More Government Welfare Doesn’t Equal Poverty Relief
Rachel Sheffield /
A new report from the U.S. Department of Agriculture states that the Supplemental Nutrition Assistance Program (SNAP, more commonly known as food stamps) helps “alleviate” poverty.
Essentially, the report says that by including the dollar amount of food stamps as part of a family’s income, fewer families are considered poor—or at least not as poor.
No surprises here. Not even the federal government can spend over $70 billion on food stamps annually and have no impact on a family’s bottom line. (Of course, federal poverty calculations don’t include the value of food stamps or most of the benefits received from federal welfare programs as part of a household’s income, so it’s little wonder that federal poverty rates have remained nearly unchanged over the last several decades despite massive increases in welfare spending. But that’s another story.)
The report also notes that “SNAP’s contribution to reducing poverty increased between 2000 and 2009, a period when the SNAP caseload nearly doubled and total SNAP benefits more than quadrupled.”
In other words, the federal government seems to be saying that federal dependence translates to poverty relief.
If dependence on the federal government is the standard of success, then certainly the food stamps program is a smash hit. Not only is it the largest of the federal government’s roughly 10 food assistance programs, but it’s also one of the largest of all the federal government’s welfare programs.
And it’s been growing, recession or not. Since 2000, as the report points out, participation rates have skyrocketed from just 17.2 million to 44.7 million in 2011—an increase of roughly 160 percent. Naturally, this means that the federal government has “successfully” increased the program’s cost—in fact, more than tripled it—from approximately $20 billion in 2000 to a whopping $72 billion in fiscal year 2011.
While some of the program’s most recent “successes” in growth are no doubt partly attributed to the recession, roles were already steadily growing prior to 2008. In fact, food stamps has for the most part been continually growing since it began in the 1960s.
To what can such “accomplishment” be attributed? As the report notes, some of the growth is due to policy changes over the last decade “designed to increase SNAP participation among working poor households.” The report notes that states have “implemented a number of program changes to simplify the administrative process to apply for and remain on SNAP.”
So the secret of “success” is not only expanding eligibility but making sure people stay on food stamps.

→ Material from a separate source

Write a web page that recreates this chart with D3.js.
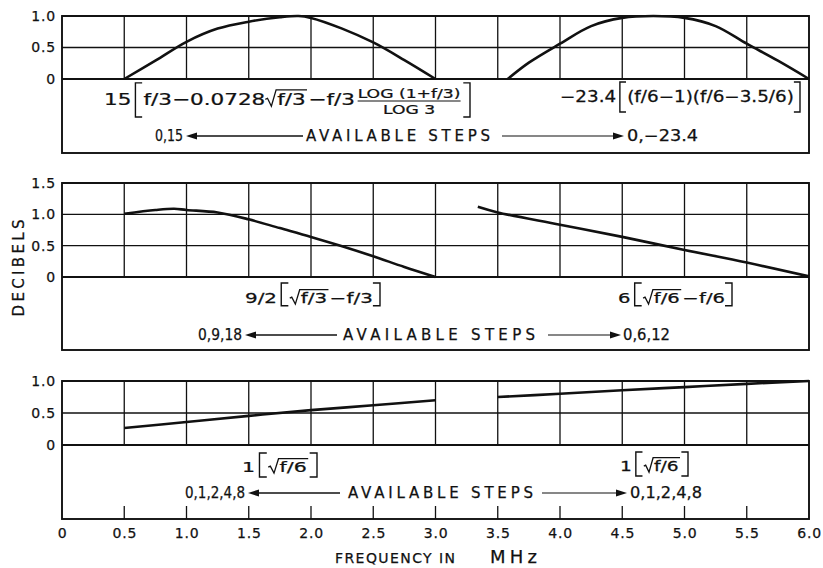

Tragically, such a measure of success is completely counter to what the purpose of any good welfare program should be: to help individuals become independent and enjoy the fruits of their own labor—not dependent on government largesse.
Food stamps, along with just about every other of the federal government’s over 70 welfare assistance programs, fails to include any functional provisions to promote personal responsibility, such as work requirements and time limits. Rather than addressing the causes of poverty, the federal government’s method of operation has been to pour more taxpayer dollars into more welfare programs, edging near a cost of $1 trillion annually. Not only does this approach fail to help individuals, but it creates a growing burden on taxpayers.
Successfully helping the poor should mean promoting individual freedom through self-reliance, not promoting dependence through a government dole.